There were many times over the period of September and early-mid October when my best friend would send me links to resources in Ottawa, or beg me to go to the emergency room out of worry, and my mum would ask me over and over again if I had connected with mental health services yet, and I would always lie or give excuses for why I hadn’t. I was fine. I kept telling myself I was fine, even when I knew I was completely not OK. My depression and mania were cycling in a way I hadn’t experienced and everything felt completely out of balance. It wasn’t until I handed in an essay about a week and half late and got my combined mark for it and a presentation back that I realized if I wanted to go to grad school, this couldn’t be how I spent my year. It took me a couple weeks after that to get myself motivated and ready, but finally I contacted my doctor back home, told him what was happening and asked for help. If I could go back to two months ago and tell myself my family doctor would show compassion and concern (like he always has) rather than the judgment and skepticism I expected, maybe I would have called earlier. But I didn’t. So then, I had something else to take care of.

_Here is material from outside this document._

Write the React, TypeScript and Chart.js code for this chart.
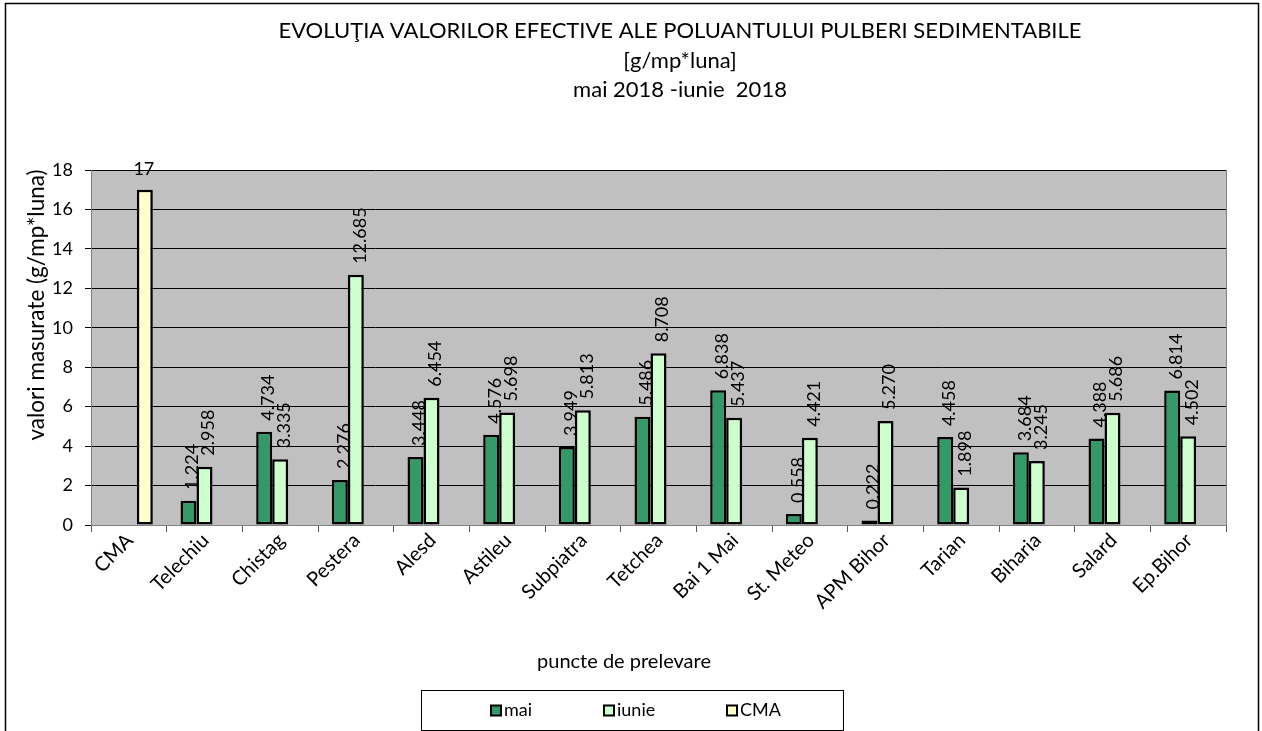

Yesterday, I went to my professor’s office hours with my mental health disability assessment form in hand, signed and scanned by my doctor, and I asked for help. I was so confident walking in there, until I sat down and immediately tears threatened to spill, my heartbeat quickened and I had to will myself not to run away. I took a breath, put down my papers, and said, “I’m sorry, Professor, I don’t really know how to do this, because I’ve never done this before.” Thankfully, my professor did not need any details of my condition — just seeing the student accessibility centre form’s header was enough for her, and I feel very lucky for that, because I don’t know if I could stomach disclosing more to a professor other than, “I had a really bad September and I am sorry for my absence, either mentally and/physically throughout the month.” We had a little chat, and then I somehow summed up the courage to ask my professor for another shot at my essay. The essay I handed in a week and a half late. The essay I wrote with no real presence of mind. The essay I refuse to look at now because it reminds me so much of that month of feeling like no matter what I wrote, nothing would be enough, so why even bother?
There are a lot of things that are really difficult about living with mental illness. Personally, I think the thing that sums it all up though, is how difficult it is to ask for help, because this act of vulnerability shows you are addressing what your illness is.
It’s admitting to yourself there is something wrong.
It’s admitting to yourself you don’t have control.
It’s admitting to yourself you can’t do this on your own.
And it’s admitting to yourself you need help, which requires admitting that very fact to someone else. Because a lot of the times, help won’t come until you seek it out.
For me, the challenge I face most of all is believing I am worthy of asking for help. That I am allowed to ask for help. When I stepped into my professor’s office to ask her for another try at my essay, my brain was telling me there was no reason at all she should even consider giving me another chance. I skipped many of her classes, I showed up late, I was permanently exhausted, I was completely unprepared for my presentation and I handed in that God-awful essay. And the reasons for all of that? I’m sick.
When you have a mental illness and you ask for help, you are acknowledging this thing going on inside of your brain is just as valid as if you had a bad flu. You’re sick. That’s nothing to be ashamed of. You are worth acknowledging this. You are just as worthy of a doctor’s note as someone with strep throat.